UK Smoking Ban
Written by Faith Anderson on November 23, 2011
Children at Greatest Risk of Second-Hand Smoke Risks
The British Medical Association called for an extension of the current ban on smoking in public places in the UK to include smoking in cars. The Association cited research conducted by the British Lung Foundation, which indicated that the levels of toxins caused by smoking in a car can be up to eleven times higher than those in a smoky bar. The doctors’ union said an outright ban on smoking in cars, even if there are no passengers present, would be the best way to protect children and non-smoking adults from the health risks posed by exposure to second-hand smoke. It also said that young children were particularly vulnerable to the effects of second-hand smoke, as they absorbed more pollutants and their immune systems were less developed.

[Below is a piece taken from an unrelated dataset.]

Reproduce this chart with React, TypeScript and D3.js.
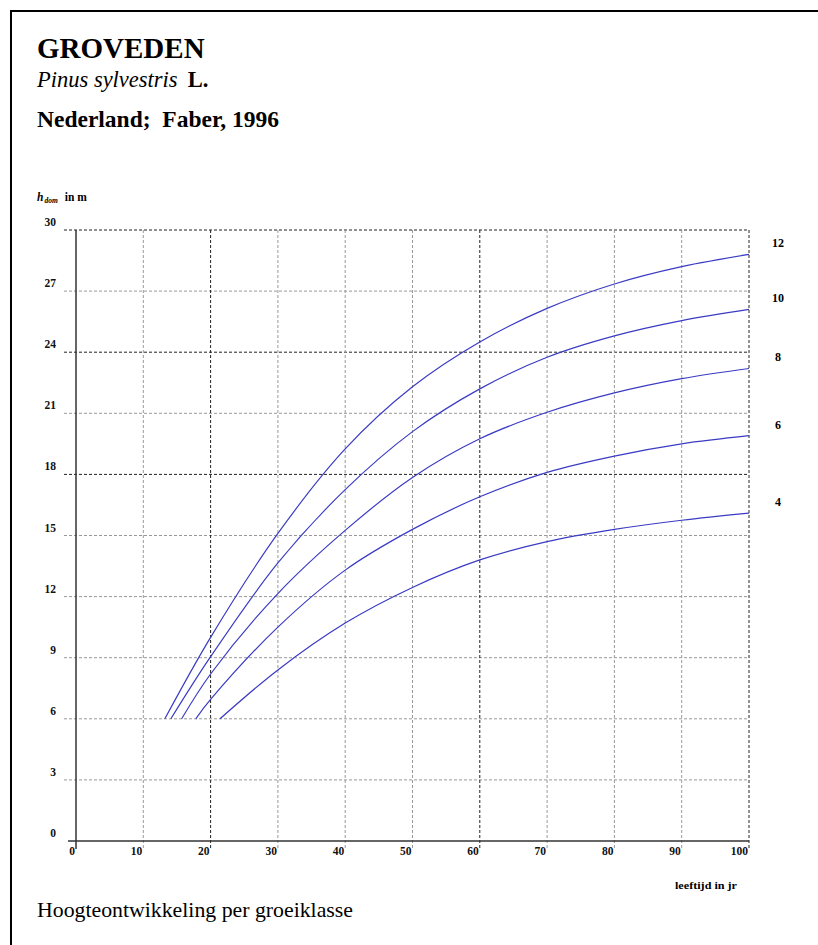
import * as d3 from "d3";

const width = 818;
const height = 945;
const plot = { left: 76, right: 749, top: 230, bottom: 841 };

// groeiklassen (hdom at 50 yr) and curve points [age, hdom]
const classes = ["12", "10", "8", "6", "4"];
const ages12 = [13.2, 20, 30, 40, 50, 60, 70, 80, 90, 100];
const h12 = [6, 10.0, 15.1, 19.25, 22.3, 24.5, 26.15, 27.35, 28.2, 28.8];
const ages10 = [14.1, 20, 30, 40, 50, 60, 70, 80, 90, 100];
const h10 = [6, 9.05, 13.65, 17.25, 20.1, 22.2, 23.75, 24.8, 25.55, 26.1];
const ages8 = [15.7, 20, 30, 40, 50, 60, 70, 80, 90, 100];
const h8 = [6, 8.2, 12.15, 15.25, 17.85, 19.75, 21.05, 22.0, 22.7, 23.2];
const ages6 = [17.8, 20, 30, 40, 50, 60, 70, 80, 90, 100];
const h6 = [6, 6.95, 10.5, 13.3, 15.3, 16.9, 18.1, 18.9, 19.5, 19.9];
const ages4 = [21.4, 30, 40, 50, 60, 70, 80, 90, 100];
const h4 = [6, 8.4, 10.7, 12.45, 13.8, 14.7, 15.3, 15.75, 16.1];

const xTicks = [0, 10, 20, 30, 40, 50, 60, 70, 80, 90, 100];
const yTicks = [0, 3, 6, 9, 12, 15, 18, 21, 24, 27, 30];
const darkX = [20, 60, 100];
const darkY = [18, 24, 30];

const series = [
  { name: classes[0], ages: ages12, h: h12 },
  { name: classes[1], ages: ages10, h: h10 },
  { name: classes[2], ages: ages8, h: h8 },
  { name: classes[3], ages: ages6, h: h6 },
  { name: classes[4], ages: ages4, h: h4 },
];

const serif = '"Liberation Serif", "DejaVu Serif", serif';

export default function App() {
  const x = d3.scaleLinear().domain([0, 100]).range([plot.left, plot.right]);
  const y = d3.scaleLinear().domain([0, 30]).range([plot.bottom, plot.top]);

  const line = d3
    .line<[number, number]>()
    .x((d) => x(d[0]))
    .y((d) => y(d[1]))
    .curve(d3.curveCatmullRom.alpha(0.5));

  return (
    <svg
      width={width}
      height={height}
      style={{ position: "absolute", left: 0, top: 0, background: "#fff" }}
      fontFamily={serif}
    >
      {/* frame */}
      <line x1={10} x2={width} y1={11} y2={11} stroke="#000" strokeWidth={2} />
      <line x1={11} x2={11} y1={10} y2={height} stroke="#000" strokeWidth={2} />

      <text x={37} y={58} fontSize={29} fontWeight={700}>
        GROVEDEN
      </text>
      <text x={37} y={87} fontSize={22.5}>
        <tspan fontStyle="italic">Pinus sylvestris</tspan>
        <tspan dx={10} fontWeight={700}>L.</tspan>
      </text>
      <text x={37} y={127} fontSize={23.5} fontWeight={700}>
        Nederland;{"\u00a0 "}Faber, 1996
      </text>

      {/* y axis title */}
      <text x={37} y={201} fontSize={11.5} fontWeight={700}>
        <tspan fontStyle="italic">h</tspan>
        <tspan fontSize={7.5} fontStyle="italic" dy={2} dx={1}>dom</tspan>
        <tspan dy={-2} dx={7}>in m</tspan>
      </text>

      {/* grid */}
      {yTicks.map((t) => (
        <g key={`y${t}`}>
          {t > 0 && (
            <line
              x1={plot.left - 12}
              x2={plot.right}
              y1={y(t)}
              y2={y(t)}
              stroke={darkY.includes(t) ? "#222" : "#999"}
              strokeWidth={1}
              strokeDasharray="3 2"
            />
          )}
          <text
            x={plot.left - 20}
            y={y(t) - 4}
            fontSize={11.5}
            fontWeight={700}
            textAnchor="end"
            fill="#111"
          >
            {t}
          </text>
        </g>
      ))}
      {xTicks.map((t) => (
        <g key={`x${t}`}>
          {t > 0 && (
            <line
              x1={x(t)}
              x2={x(t)}
              y1={plot.top}
              y2={plot.bottom + 7}
              stroke={darkX.includes(t) ? "#222" : "#999"}
              strokeWidth={1}
              strokeDasharray="3 2"
            />
          )}
          <text
            x={x(t) - 1}
            y={plot.bottom + 14}
            fontSize={11.5}
            fontWeight={700}
            textAnchor="end"
            fill="#111"
          >
            {t}
          </text>
        </g>
      ))}

      {/* axes */}
      <line
        x1={plot.left}
        x2={plot.left}
        y1={plot.top}
        y2={plot.bottom + 8}
        stroke="#333"
        strokeWidth={1.5}
      />
      <line
        x1={plot.left - 8}
        x2={plot.right}
        y1={plot.bottom}
        y2={plot.bottom}
        stroke="#333"
        strokeWidth={1.5}
      />

      {/* curves */}
      {series.map((s) => {
        const pts = s.ages.map((a, i) => [a, s.h[i]] as [number, number]);
        const last = pts[pts.length - 1];
        return (
          <g key={s.name}>
            <path
              d={line(pts) ?? ""}
              fill="none"
              stroke="#3b3bc4"
              strokeWidth={1.2}
            />
            <text
              x={778}
              y={y(last[1]) - 7}
              fontSize={12}
              fontWeight={700}
              textAnchor="middle"
            >
              {s.name}
            </text>
          </g>
        );
      })}

      <text
        x={675}
        y={889}
        fontSize={10.5}
        fontWeight={700}
        textLength={62}
        lengthAdjust="spacingAndGlyphs"
      >
        leeftijd in jr
      </text>

      <text
        x={37}
        y={917}
        fontSize={21}
        textLength={316}
        lengthAdjust="spacingAndGlyphs"
      >
        Hoogteontwikkeling per groeiklasse
      </text>
    </svg>
  );
}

Side Effects of Second-Hand Smoke Exposure in Confined Spaces
Research has indicated that second-hand smoke can increase a person’s risk of developing a range of serious conditions, including asthma and sudden infant death syndrome (SIDS), and may also impair lung function. Smoking is one of the leading causes of heart and circulatory diseases, and non-smokers who live with smokers and are exposed to second-hand smoke may have an increased risk of developing cardiovascular disease. Dr. Vivienne Nathanson, head of science at the BMA, called the proposed band a “bold and courageous” move, although she added that “the evidence for extending smoke-free legislation is compelling.”

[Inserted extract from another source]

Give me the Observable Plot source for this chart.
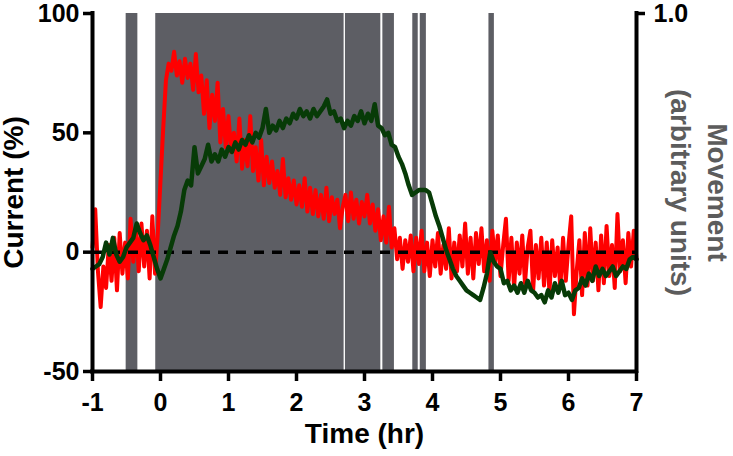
<!DOCTYPE html>
<html>
<head>
<meta charset="utf-8">
<script src="https://cdn.jsdelivr.net/npm/d3@7"></script>
<script src="https://cdn.jsdelivr.net/npm/@observablehq/plot@0.6"></script>
<style>
  html, body { margin: 0; padding: 0; background: #fff; }
  svg { display: block; }
</style>
</head>
<body>
<div id="chart"></div>
<script>
// ---------- data ----------
const timeTicks = [-1, 0, 1, 2, 3, 4, 5, 6, 7];
const currentTicks = [-50, 0, 50, 100];
const movementTicks = [1.0];

// movement periods (hours) and level (arbitrary units)
const moveStart = [-0.505, -0.07, 2.72, 3.27, 3.71, 3.82, 4.83];
const moveEnd   = [-0.333, 2.70, 3.24, 3.44, 3.79, 3.91, 4.91];
const moveLevel = [1, 1, 1, 1, 1, 1, 1];

// red trace: current (%), sampled every 0.04 h from -1 h
const redStart = -1, redStep = 0.04;
const redCurrent = [
  2, 18, -8, -23, -6, -15, 3, -12, 6, -16,
  8, -9, 4, -11, 14, -4, 10, -8, 12, -6,
  9, -11, 15, -9, 8, 30, 52, 72, 79, 76,
  84, 74, 80, 71, 81, 73, 79, 68, 83, 67,
  74, 58, 72, 52, 66, 55, 71, 46, 60, 44,
  57, 42, 50, 38, 56, 35, 47, 36, 57, 34,
  44, 30, 47, 28, 40, 29, 38, 27, 34, 24,
  39, 23, 31, 22, 30, 20, 28, 19, 31, 17,
  27, 16, 26, 15, 24, 14, 27, 13, 23, 16,
  22, 10, 19, 24, 13, 25, 14, 22, 12, 21,
  15, 24, 12, 20, 9, 18, 5, 15, 4, 19,
  2, 10, -3, 6, -7, 5, -4, 7, -8, 6,
  -5, 9, -8, 4, -10, 5, -6, 8, -9, 3,
  -7, 10, -11, 4, -8, 7, -6, 12, -9, 6,
  -11, 8, -5, 10, -8, 5, -12, 9, -4, 7,
  -10, 3, 14, -12, 6, -15, 4, -9, 7, -13,
  2, 9, -16, 3, -11, 6, -14, 4, -17, 5,
  -10, 2, -15, 6, -12, 3, 15, -26, -8, 5,
  -18, 8, -14, 10, -12, 4, -16, 7, -13, 11,
  -10, 3, -15, 16, -8, 5, -13, 8, -6, 9,
  -3
];

// green trace: sampled every 0.05 h from -1 h
const greenStart = -1, greenStep = 0.05;
const greenCurrent = [
  -7, -6, -5, -2, 4, -1, 6, -1, -4, -2,
  2, 4, 6, 12, 8, 5, 7, 3, -2, -7,
  -11, -7, -3, 2, 7, 11, 17, 26, 30, 28,
  44, 33, 36, 39, 45, 38, 41, 38, 43, 40,
  44, 42, 46, 43, 47, 45, 49, 46, 50, 48,
  52, 60, 50, 53, 51, 55, 52, 56, 54, 58,
  56, 60, 57, 59, 56, 60, 57, 59, 61, 64,
  58, 59, 55, 56, 52, 55, 53, 57, 55, 59,
  54, 58, 55, 62, 53, 52, 49, 50, 45, 44,
  40, 37, 33, 28, 24, 25, 26, 26, 26, 25,
  20, 15, 11, 6, 1, -3, -7, -10, -12, -14,
  -16, -17, -18, -19, -20, -15, -9, 0, -4, -6,
  -7, -13, -12, -16, -14, -17, -13, -17, -12, -16,
  -17, -19, -18, -21, -16, -19, -13, -17, -12, -18,
  -17, -20, -16, -15, -11, -14, -9, -12, -6, -10,
  -7, -10, -8, -6, -10, -8, -6, -7, -3, -2,
  -3
];

// ---------- build ----------
const yMin = currentTicks[0], yMax = currentTicks[currentTicks.length - 1];
// movement axis (right) shares the frame: 0 at bottom, 1.0 at top
const toLeft = m => yMin + m * (yMax - yMin);
const fromLeft = v => (v - yMin) / (yMax - yMin);

const bars = moveStart.map((s, i) => ({x1: s, x2: moveEnd[i], y1: yMin, y2: toLeft(moveLevel[i])}));
const red = redCurrent.map((v, i) => ({t: redStart + i * redStep, v}));
const green = greenCurrent.map((v, i) => ({t: greenStart + i * greenStep, v}));
const xMin = timeTicks[0], xMax = timeTicks[timeTicks.length - 1];

const chart = Plot.plot({
  width: 733,
  height: 456,
  marginLeft: 92,
  marginRight: 97,
  marginTop: 13,
  marginBottom: 85,
  x: {domain: [xMin, xMax]},
  y: {domain: [yMin, yMax]},
  style: {
    fontFamily: "'Liberation Sans', Arial, Helvetica, sans-serif",
    fontWeight: "bold",
    color: "black",
    background: "white",
    overflow: "visible"
  },
  marks: [
    Plot.rect(bars, {x1: "x1", x2: "x2", y1: "y1", y2: "y2", fill: "#5d5e64"}),
    Plot.line(red, {x: "t", y: "v", stroke: "#ff0000", strokeWidth: 4, strokeLinejoin: "round"}),
    Plot.ruleY([0], {x1: xMin, x2: xMax, stroke: "black", strokeWidth: 3.5, strokeDasharray: "10,8"}),
    Plot.line(green, {x: "t", y: "v", stroke: "#073b07", strokeWidth: 4.5, strokeLinejoin: "round"}),
    Plot.ruleX([xMin, xMax], {y1: yMin, y2: yMax, stroke: "black", strokeWidth: 4, strokeLinecap: "square"}),
    Plot.ruleY([yMin], {x1: xMin, x2: xMax, stroke: "black", strokeWidth: 4, strokeLinecap: "square"}),
    Plot.axisX({ticks: timeTicks, tickSize: 10, tickPadding: 12, fontSize: 25, strokeWidth: 3.5, tickFormat: d => String(d), label: null}),
    Plot.axisY({ticks: currentTicks, tickSize: 9, tickPadding: 4, fontSize: 25, strokeWidth: 3.5, tickFormat: d => String(d), label: null}),
    Plot.axisY({anchor: "right", ticks: movementTicks.map(toLeft), tickSize: 8, tickPadding: 9, fontSize: 25, strokeWidth: 3.5,
      tickFormat: d => fromLeft(d).toFixed(1), label: null}),
    Plot.text(["Time (hr)"], {text: d => d, frameAnchor: "bottom", textAnchor: "middle", dy: 71, fontSize: 28}),
    Plot.text(["Current (%)"], {text: d => d, frameAnchor: "left", textAnchor: "middle", rotate: -90, dx: -78, fontSize: 28}),
    Plot.text(["Movement"], {text: d => d, frameAnchor: "right", textAnchor: "middle", rotate: 90, dx: 80, fontSize: 28, fill: "#5c5c5c"}),
    Plot.text(["(arbitrary units)"], {text: d => d, frameAnchor: "right", textAnchor: "middle", rotate: 90, dx: 43, fontSize: 28, fill: "#5c5c5c"})
  ]
});
document.getElementById("chart").appendChild(chart);
</script>
</body>
</html>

Proposed Smoking Legislation Challenged
Although no part of the UK has moved forward with the legislation so far, states in the U.S., Canada and Australia have taken preliminary steps to stop smoking specifically where children are present. According to the BMA, a complete ban would be easier to police and would have the added benefit of improving safety, as smoking could also be a distraction for the driver. Opponents of the legislation have voiced concerns about potential violations of personal freedom. “There is an element of freedom to consider,” said one man who is against the potential ban. “It isn’t for the BMA to dictate what drivers can’t do in their own cars, which is an extension of their homes.”